Given exercise -> Your task is to retype the lines from the opening of the material through the line that includes "16, 18, 20]". Do not copy the pictures.

Records supplied ->
—————
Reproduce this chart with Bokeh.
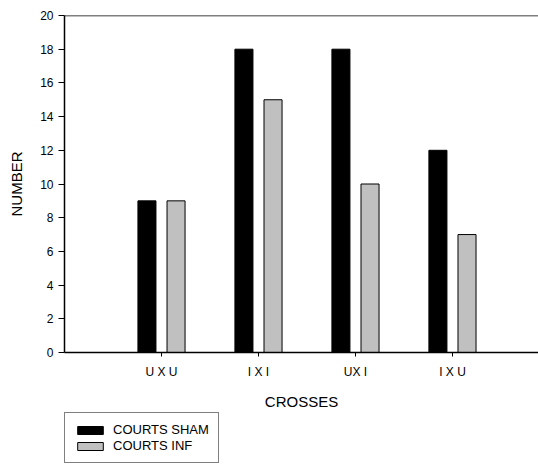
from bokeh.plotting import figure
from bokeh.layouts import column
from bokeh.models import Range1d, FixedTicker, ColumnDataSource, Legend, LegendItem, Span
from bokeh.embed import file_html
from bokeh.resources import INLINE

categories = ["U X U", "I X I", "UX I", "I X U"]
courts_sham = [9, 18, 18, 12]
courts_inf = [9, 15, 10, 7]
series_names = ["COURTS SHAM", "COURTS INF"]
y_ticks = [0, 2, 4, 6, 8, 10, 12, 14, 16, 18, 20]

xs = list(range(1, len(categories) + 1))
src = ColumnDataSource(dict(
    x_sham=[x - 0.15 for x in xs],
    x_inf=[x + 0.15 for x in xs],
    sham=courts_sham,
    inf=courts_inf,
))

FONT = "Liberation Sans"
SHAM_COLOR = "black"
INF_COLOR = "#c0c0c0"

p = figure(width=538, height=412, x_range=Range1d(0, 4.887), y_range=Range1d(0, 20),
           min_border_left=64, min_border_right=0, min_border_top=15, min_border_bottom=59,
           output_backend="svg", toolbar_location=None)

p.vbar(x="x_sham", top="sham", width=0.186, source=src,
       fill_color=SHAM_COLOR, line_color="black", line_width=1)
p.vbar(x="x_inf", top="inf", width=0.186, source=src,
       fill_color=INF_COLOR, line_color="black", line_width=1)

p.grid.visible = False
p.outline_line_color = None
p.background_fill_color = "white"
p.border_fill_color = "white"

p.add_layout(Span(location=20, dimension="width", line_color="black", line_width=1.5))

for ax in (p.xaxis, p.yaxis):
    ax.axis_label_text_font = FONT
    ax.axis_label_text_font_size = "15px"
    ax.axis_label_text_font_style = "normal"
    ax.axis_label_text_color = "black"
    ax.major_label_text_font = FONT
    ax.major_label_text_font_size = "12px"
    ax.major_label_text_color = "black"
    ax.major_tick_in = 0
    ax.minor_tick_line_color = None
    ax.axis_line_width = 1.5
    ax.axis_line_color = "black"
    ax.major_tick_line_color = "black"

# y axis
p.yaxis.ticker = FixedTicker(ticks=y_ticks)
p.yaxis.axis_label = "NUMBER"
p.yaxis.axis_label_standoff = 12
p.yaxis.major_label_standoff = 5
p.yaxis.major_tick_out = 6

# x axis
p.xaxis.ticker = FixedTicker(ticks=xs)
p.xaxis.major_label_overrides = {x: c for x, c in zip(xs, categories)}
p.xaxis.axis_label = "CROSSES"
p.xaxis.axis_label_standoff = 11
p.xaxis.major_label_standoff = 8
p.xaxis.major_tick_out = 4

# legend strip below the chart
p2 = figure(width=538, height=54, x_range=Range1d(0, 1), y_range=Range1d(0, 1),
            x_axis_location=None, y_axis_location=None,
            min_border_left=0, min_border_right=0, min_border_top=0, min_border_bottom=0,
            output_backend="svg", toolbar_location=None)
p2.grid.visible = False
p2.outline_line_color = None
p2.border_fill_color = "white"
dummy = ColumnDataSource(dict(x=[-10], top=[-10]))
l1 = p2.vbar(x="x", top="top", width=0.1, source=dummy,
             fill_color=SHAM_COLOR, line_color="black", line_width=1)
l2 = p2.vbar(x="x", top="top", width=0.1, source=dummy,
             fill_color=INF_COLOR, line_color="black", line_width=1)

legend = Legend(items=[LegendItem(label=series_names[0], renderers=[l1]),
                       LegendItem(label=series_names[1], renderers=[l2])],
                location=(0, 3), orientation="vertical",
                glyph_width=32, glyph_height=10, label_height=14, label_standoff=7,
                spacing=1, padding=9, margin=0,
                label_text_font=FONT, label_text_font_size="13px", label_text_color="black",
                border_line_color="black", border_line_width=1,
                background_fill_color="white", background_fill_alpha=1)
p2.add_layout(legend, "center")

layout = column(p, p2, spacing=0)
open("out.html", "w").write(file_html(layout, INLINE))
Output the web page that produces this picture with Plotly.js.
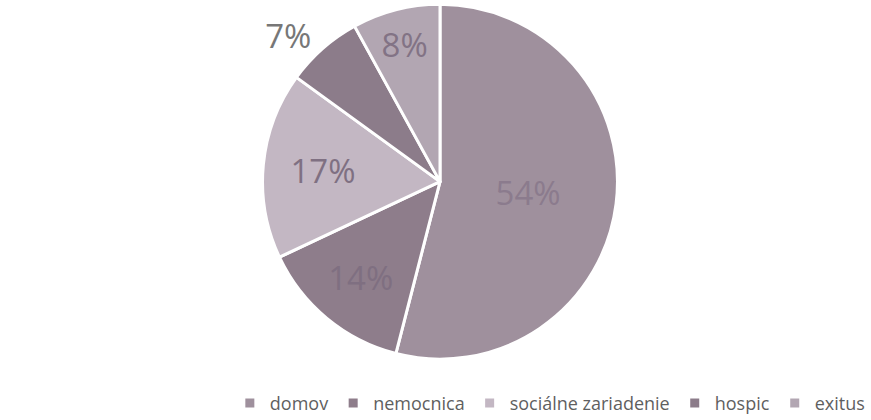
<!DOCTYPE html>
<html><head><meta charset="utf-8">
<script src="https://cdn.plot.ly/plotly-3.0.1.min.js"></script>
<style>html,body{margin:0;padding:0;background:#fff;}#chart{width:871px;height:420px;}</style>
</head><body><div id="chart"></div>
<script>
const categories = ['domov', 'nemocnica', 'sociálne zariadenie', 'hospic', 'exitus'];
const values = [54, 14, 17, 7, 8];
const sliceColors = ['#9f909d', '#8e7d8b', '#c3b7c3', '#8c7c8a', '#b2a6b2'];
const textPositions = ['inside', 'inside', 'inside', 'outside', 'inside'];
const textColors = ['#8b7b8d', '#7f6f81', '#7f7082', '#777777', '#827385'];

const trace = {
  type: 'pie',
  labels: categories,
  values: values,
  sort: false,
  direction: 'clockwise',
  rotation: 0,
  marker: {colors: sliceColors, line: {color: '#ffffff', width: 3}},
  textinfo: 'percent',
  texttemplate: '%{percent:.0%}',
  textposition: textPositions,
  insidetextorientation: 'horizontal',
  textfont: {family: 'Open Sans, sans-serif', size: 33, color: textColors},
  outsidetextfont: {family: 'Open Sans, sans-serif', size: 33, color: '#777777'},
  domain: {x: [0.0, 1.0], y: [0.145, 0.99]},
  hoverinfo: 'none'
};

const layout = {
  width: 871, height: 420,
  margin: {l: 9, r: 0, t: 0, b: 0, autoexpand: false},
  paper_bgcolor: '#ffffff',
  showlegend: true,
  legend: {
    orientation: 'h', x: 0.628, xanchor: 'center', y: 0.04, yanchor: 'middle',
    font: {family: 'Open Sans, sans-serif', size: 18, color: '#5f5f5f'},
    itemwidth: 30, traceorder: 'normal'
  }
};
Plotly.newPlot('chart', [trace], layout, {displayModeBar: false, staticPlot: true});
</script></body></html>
—————
Written response ->
Reproduce this chart with Bokeh.
from bokeh.plotting import figure
from bokeh.layouts import column
from bokeh.models import Range1d, FixedTicker, ColumnDataSource, Legend, LegendItem, Span
from bokeh.embed import file_html
from bokeh.resources import INLINE

categories = ["U X U", "I X I", "UX I", "I X U"]
courts_sham = [9, 18, 18, 12]
courts_inf = [9, 15, 10, 7]
series_names = ["COURTS SHAM", "COURTS INF"]
y_ticks = [0, 2, 4, 6, 8, 10, 12, 14, 16, 18, 20]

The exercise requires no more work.